Exercise description: Transcribe the listing in full, excluding any pictures.

Stored data:
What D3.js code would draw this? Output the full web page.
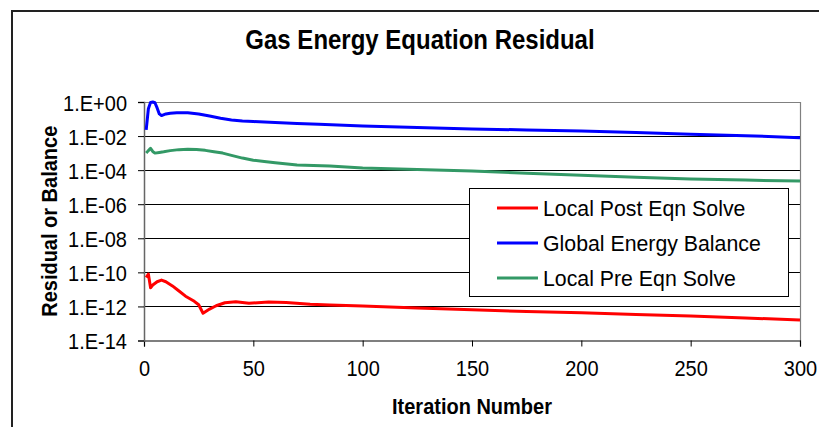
<!DOCTYPE html>
<html>
<head>
<meta charset="utf-8">
<script src="https://cdn.jsdelivr.net/npm/d3@7"></script>
<style>
  html, body { margin: 0; padding: 0; background: #fff; }
  svg { display: block; font-family: "Liberation Sans", Arial, sans-serif; }
</style>
</head>
<body>
<svg id="chart" width="819" height="427"></svg>
<script>
// Iteration numbers and residual values for each series
const postIter = [1, 2, 3, 4, 6, 8, 10, 13, 16, 19, 23, 25, 27, 30, 33, 37, 42, 48, 57, 65, 76, 85, 100, 125, 150, 175, 200, 225, 250, 275, 300];
const postVals = [5e-11, 8e-11, 1.25e-11, 1.8e-11, 2.8e-11, 3.5e-11, 2.8e-11, 1.6e-11, 8e-12, 4e-12, 2e-12, 1.25e-12, 4e-13, 7e-13, 1.1e-12, 1.65e-12, 1.9e-12, 1.55e-12, 1.8e-12, 1.7e-12, 1.35e-12, 1.23e-12, 1.07e-12, 8e-13, 6.3e-13, 5e-13, 4.2e-13, 3.4e-13, 2.75e-13, 2.1e-13, 1.6e-13];

const globalIter = [1, 2, 3, 4, 5, 6, 7, 8, 10, 12, 15, 20, 25, 30, 35, 40, 45, 50, 60, 70, 80, 100, 125, 150, 175, 200, 225, 250, 275, 300];
const globalVals = [0.023, 0.4, 0.95, 1.0, 0.9, 0.45, 0.2, 0.16, 0.2, 0.22, 0.235, 0.235, 0.2, 0.15, 0.11, 0.089, 0.076, 0.071, 0.063, 0.055, 0.049, 0.039, 0.032, 0.026, 0.023, 0.02, 0.016, 0.013, 0.0105, 0.0081];

const preIter = [1, 2, 3, 4, 5, 7, 9, 12, 16, 20, 24, 28, 32, 36, 40, 45, 50, 55, 60, 70, 85, 100, 125, 150, 175, 200, 225, 250, 275, 300];
const preVals = [1.0e-3, 1.4e-3, 1.9e-3, 1.25e-3, 1.0e-3, 1.1e-3, 1.2e-3, 1.4e-3, 1.6e-3, 1.7e-3, 1.65e-3, 1.45e-3, 1.2e-3, 1.0e-3, 7.4e-4, 5.1e-4, 3.8e-4, 3.2e-4, 2.7e-4, 2.0e-4, 1.75e-4, 1.35e-4, 1.1e-4, 8.9e-5, 6.6e-5, 5.0e-5, 3.8e-5, 3.0e-5, 2.6e-5, 2.3e-5];

const seriesNames = ["Local Post Eqn Solve", "Global Energy Balance", "Local Pre Eqn Solve"];
const seriesColors = ["#ff0000", "#0000ff", "#339966"];

const xTicks = [0, 50, 100, 150, 200, 250, 300];
const yTicks = [1e0, 1e-2, 1e-4, 1e-6, 1e-8, 1e-10, 1e-12, 1e-14];

const titleText = "Gas Energy Equation Residual";
const xTitle = "Iteration Number";
const yTitle = "Residual or Balance";

// Glyphs are drawn slightly taller than the plain font proportions
const TALL = 1.12;

const svg = d3.select("#chart");

// Outer chart frame
svg.append("rect")
  .attr("x", 12).attr("y", 11)
  .attr("width", 840).attr("height", 450)
  .attr("fill", "#fff")
  .attr("stroke", "#222").attr("stroke-width", 2);

const plot = { left: 144, right: 800, top: 102, bottom: 340.5 };

const x = d3.scaleLinear().domain([0, 300]).range([plot.left, plot.right]);
const y = d3.scaleLog().domain([1e-14, 1]).range([plot.bottom, plot.top]);

// Horizontal gridlines
svg.append("g").selectAll("line")
  .data(yTicks.slice(1, -1))
  .join("line")
  .attr("x1", plot.left).attr("x2", plot.right)
  .attr("y1", d => Math.round(y(d)) + 0.5).attr("y2", d => Math.round(y(d)) + 0.5)
  .attr("stroke", "#000").attr("stroke-width", 1);

// Plot frame (top and right)
svg.append("path")
  .attr("d", `M${plot.left},${plot.top + 0.5}H${plot.right + 0.5}V${plot.bottom}`)
  .attr("fill", "none").attr("stroke", "#808080").attr("stroke-width", 1.2);

// Axes
const fmtY = d => {
  const e = Math.round(Math.log10(d));
  const s = Math.abs(e).toString().padStart(2, "0");
  return "1.E" + (e < 0 ? "-" : "+") + s;
};

const xAxis = svg.append("g")
  .attr("transform", `translate(0,${plot.bottom})`)
  .call(d3.axisBottom(x).tickValues(xTicks).tickSize(6).tickPadding(13).tickFormat(d3.format("d")));
xAxis.select(".domain").attr("stroke", "#000").attr("stroke-width", 1.2);
xAxis.selectAll(".tick line").attr("stroke", "#000");
xAxis.selectAll("text")
  .attr("font-size", 20).attr("fill", "#000")
  .attr("font-family", "Liberation Sans, Arial, sans-serif")
  .attr("y", 0).attr("dy", null)
  .attr("transform", `translate(0,${19 + 0.716 * 20 * TALL}) scale(1,${TALL})`);

const yAxis = svg.append("g")
  .attr("transform", `translate(${plot.left},0)`)
  .call(d3.axisLeft(y).tickValues(yTicks).tickSize(6).tickPadding(11).tickFormat(fmtY));
yAxis.select(".domain").attr("stroke", "#666").attr("stroke-width", 1.5);
yAxis.selectAll(".tick line").attr("stroke", "#000");
yAxis.selectAll("text")
  .attr("font-size", 20).attr("fill", "#000")
  .attr("font-family", "Liberation Sans, Arial, sans-serif")
  .attr("x", 0).attr("dy", null)
  .attr("transform", `translate(-17,${0.358 * 20 * TALL}) scale(1,${TALL})`);

// Series lines
const seriesData = [
  postIter.map((it, i) => [it, postVals[i]]),
  globalIter.map((it, i) => [it, globalVals[i]]),
  preIter.map((it, i) => [it, preVals[i]])
];
const line = d3.line().x(d => x(d[0])).y(d => y(d[1]));

svg.append("g").selectAll("path")
  .data(seriesData)
  .join("path")
  .attr("d", line)
  .attr("fill", "none")
  .attr("stroke", (d, i) => seriesColors[i])
  .attr("stroke-width", 3)
  .attr("stroke-linejoin", "round");

// Legend
const legend = svg.append("g");
legend.append("rect")
  .attr("x", 469.5).attr("y", 188.5)
  .attr("width", 319).attr("height", 108)
  .attr("fill", "#fff").attr("stroke", "#000").attr("stroke-width", 1);
const rows = [208, 243, 278];
seriesNames.forEach((name, i) => {
  legend.append("line")
    .attr("x1", 497).attr("x2", 538)
    .attr("y1", rows[i]).attr("y2", rows[i])
    .attr("stroke", seriesColors[i]).attr("stroke-width", 3);
  legend.append("text")
    .attr("transform", `translate(543,${rows[i] + 0.358 * 21.3 * 1.06}) scale(1,1.06)`)
    .attr("font-size", 21.3)
    .attr("fill", "#000")
    .text(name);
});

// Titles
svg.append("text")
  .attr("transform", `translate(420,49) scale(1,${TALL})`)
  .attr("text-anchor", "middle")
  .attr("font-size", 24).attr("font-weight", "bold")
  .text(titleText);

svg.append("text")
  .attr("transform", `translate(472,414) scale(1,${TALL})`)
  .attr("text-anchor", "middle")
  .attr("font-size", 20).attr("font-weight", "bold")
  .text(xTitle);

svg.append("text")
  .attr("transform", `translate(57,${(plot.top + plot.bottom) / 2}) rotate(-90) scale(1,${TALL})`)
  .attr("text-anchor", "middle")
  .attr("font-size", 20).attr("font-weight", "bold")
  .text(yTitle);
</script>
</body>
</html>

The answer:
What D3.js code would draw this? Output the full web page.
<!DOCTYPE html>
<html>
<head>
<meta charset="utf-8">
<script src="https://cdn.jsdelivr.net/npm/d3@7"></script>
<style>
  html, body { margin: 0; padding: 0; background: #fff; }
  svg { display: block; font-family: "Liberation Sans", Arial, sans-serif; }
</style>
</head>
<body>
<svg id="chart" width="819" height="427"></svg>
<script>
// Iteration numbers and residual values for each series
const postIter = [1, 2, 3, 4, 6, 8, 10, 13, 16, 19, 23, 25, 27, 30, 33, 37, 42, 48, 57, 65, 76, 85, 100, 125, 150, 175, 200, 225, 250, 275, 300];
const postVals = [5e-11, 8e-11, 1.25e-11, 1.8e-11, 2.8e-11, 3.5e-11, 2.8e-11, 1.6e-11, 8e-12, 4e-12, 2e-12, 1.25e-12, 4e-13, 7e-13, 1.1e-12, 1.65e-12, 1.9e-12, 1.55e-12, 1.8e-12, 1.7e-12, 1.35e-12, 1.23e-12, 1.07e-12, 8e-13, 6.3e-13, 5e-13, 4.2e-13, 3.4e-13, 2.75e-13, 2.1e-13, 1.6e-13];

const globalIter = [1, 2, 3, 4, 5, 6, 7, 8, 10, 12, 15, 20, 25, 30, 35, 40, 45, 50, 60, 70, 80, 100, 125, 150, 175, 200, 225, 250, 275, 300];
const globalVals = [0.023, 0.4, 0.95, 1.0, 0.9, 0.45, 0.2, 0.16, 0.2, 0.22, 0.235, 0.235, 0.2, 0.15, 0.11, 0.089, 0.076, 0.071, 0.063, 0.055, 0.049, 0.039, 0.032, 0.026, 0.023, 0.02, 0.016, 0.013, 0.0105, 0.0081];

const preIter = [1, 2, 3, 4, 5, 7, 9, 12, 16, 20, 24, 28, 32, 36, 40, 45, 50, 55, 60, 70, 85, 100, 125, 150, 175, 200, 225, 250, 275, 300];
const preVals = [1.0e-3, 1.4e-3, 1.9e-3, 1.25e-3, 1.0e-3, 1.1e-3, 1.2e-3, 1.4e-3, 1.6e-3, 1.7e-3, 1.65e-3, 1.45e-3, 1.2e-3, 1.0e-3, 7.4e-4, 5.1e-4, 3.8e-4, 3.2e-4, 2.7e-4, 2.0e-4, 1.75e-4, 1.35e-4, 1.1e-4, 8.9e-5, 6.6e-5, 5.0e-5, 3.8e-5, 3.0e-5, 2.6e-5, 2.3e-5];

const seriesNames = ["Local Post Eqn Solve", "Global Energy Balance", "Local Pre Eqn Solve"];
const seriesColors = ["#ff0000", "#0000ff", "#339966"];

const xTicks = [0, 50, 100, 150, 200, 250, 300];
const yTicks = [1e0, 1e-2, 1e-4, 1e-6, 1e-8, 1e-10, 1e-12, 1e-14];

const titleText = "Gas Energy Equation Residual";
const xTitle = "Iteration Number";
const yTitle = "Residual or Balance";

// Glyphs are drawn slightly taller than the plain font proportions
const TALL = 1.12;

const svg = d3.select("#chart");

// Outer chart frame
svg.append("rect")
  .attr("x", 12).attr("y", 11)
  .attr("width", 840).attr("height", 450)
  .attr("fill", "#fff")
  .attr("stroke", "#222").attr("stroke-width", 2);

const plot = { left: 144, right: 800, top: 102, bottom: 340.5 };

const x = d3.scaleLinear().domain([0, 300]).range([plot.left, plot.right]);
const y = d3.scaleLog().domain([1e-14, 1]).range([plot.bottom, plot.top]);

// Horizontal gridlines
svg.append("g").selectAll("line")
  .data(yTicks.slice(1, -1))
  .join("line")
  .attr("x1", plot.left).attr("x2", plot.right)
  .attr("y1", d => Math.round(y(d)) + 0.5).attr("y2", d => Math.round(y(d)) + 0.5)
  .attr("stroke", "#000").attr("stroke-width", 1);

// Plot frame (top and right)
svg.append("path")
  .attr("d", `M${plot.left},${plot.top + 0.5}H${plot.right + 0.5}V${plot.bottom}`)
  .attr("fill", "none").attr("stroke", "#808080").attr("stroke-width", 1.2);

// Axes
const fmtY = d => {
  const e = Math.round(Math.log10(d));
  const s = Math.abs(e).toString().padStart(2, "0");
  return "1.E" + (e < 0 ? "-" : "+") + s;
};

const xAxis = svg.append("g")
  .attr("transform", `translate(0,${plot.bottom})`)
  .call(d3.axisBottom(x).tickValues(xTicks).tickSize(6).tickPadding(13).tickFormat(d3.format("d")));
xAxis.select(".domain").attr("stroke", "#000").attr("stroke-width", 1.2);
xAxis.selectAll(".tick line").attr("stroke", "#000");
xAxis.selectAll("text")
  .attr("font-size", 20).attr("fill", "#000")
  .attr("font-family", "Liberation Sans, Arial, sans-serif")
  .attr("y", 0).attr("dy", null)
  .attr("transform", `translate(0,${19 + 0.716 * 20 * TALL}) scale(1,${TALL})`);

const yAxis = svg.append("g")
  .attr("transform", `translate(${plot.left},0)`)
  .call(d3.axisLeft(y).tickValues(yTicks).tickSize(6).tickPadding(11).tickFormat(fmtY));
yAxis.select(".domain").attr("stroke", "#666").attr("stroke-width", 1.5);
yAxis.selectAll(".tick line").attr("stroke", "#000");
yAxis.selectAll("text")
  .attr("font-size", 20).attr("fill", "#000")
  .attr("font-family", "Liberation Sans, Arial, sans-serif")
  .attr("x", 0).attr("dy", null)
  .attr("transform", `translate(-17,${0.358 * 20 * TALL}) scale(1,${TALL})`);

// Series lines
const seriesData = [
  postIter.map((it, i) => [it, postVals[i]]),
  globalIter.map((it, i) => [it, globalVals[i]]),
  preIter.map((it, i) => [it, preVals[i]])
];
const line = d3.line().x(d => x(d[0])).y(d => y(d[1]));

svg.append("g").selectAll("path")
  .data(seriesData)
  .join("path")
  .attr("d", line)
  .attr("fill", "none")
  .attr("stroke", (d, i) => seriesColors[i])
  .attr("stroke-width", 3)
  .attr("stroke-linejoin", "round");

// Legend
const legend = svg.append("g");
legend.append("rect")
  .attr("x", 469.5).attr("y", 188.5)
  .attr("width", 319).attr("height", 108)
  .attr("fill", "#fff").attr("stroke", "#000").attr("stroke-width", 1);
const rows = [208, 243, 278];
seriesNames.forEach((name, i) => {
  legend.append("line")
    .attr("x1", 497).attr("x2", 538)
    .attr("y1", rows[i]).attr("y2", rows[i])
    .attr("stroke", seriesColors[i]).attr("stroke-width", 3);
  legend.append("text")
    .attr("transform", `translate(543,${rows[i] + 0.358 * 21.3 * 1.06}) scale(1,1.06)`)
    .attr("font-size", 21.3)
    .attr("fill", "#000")
    .text(name);
});

// Titles
svg.append("text")
  .attr("transform", `translate(420,49) scale(1,${TALL})`)
  .attr("text-anchor", "middle")
  .attr("font-size", 24).attr("font-weight", "bold")
  .text(titleText);

svg.append("text")
  .attr("transform", `translate(472,414) scale(1,${TALL})`)
  .attr("text-anchor", "middle")
  .attr("font-size", 20).attr("font-weight", "bold")
  .text(xTitle);

svg.append("text")
  .attr("transform", `translate(57,${(plot.top + plot.bottom) / 2}) rotate(-90) scale(1,${TALL})`)
  .attr("text-anchor", "middle")
  .attr("font-size", 20).attr("font-weight", "bold")
  .text(yTitle);
</script>
</body>
</html>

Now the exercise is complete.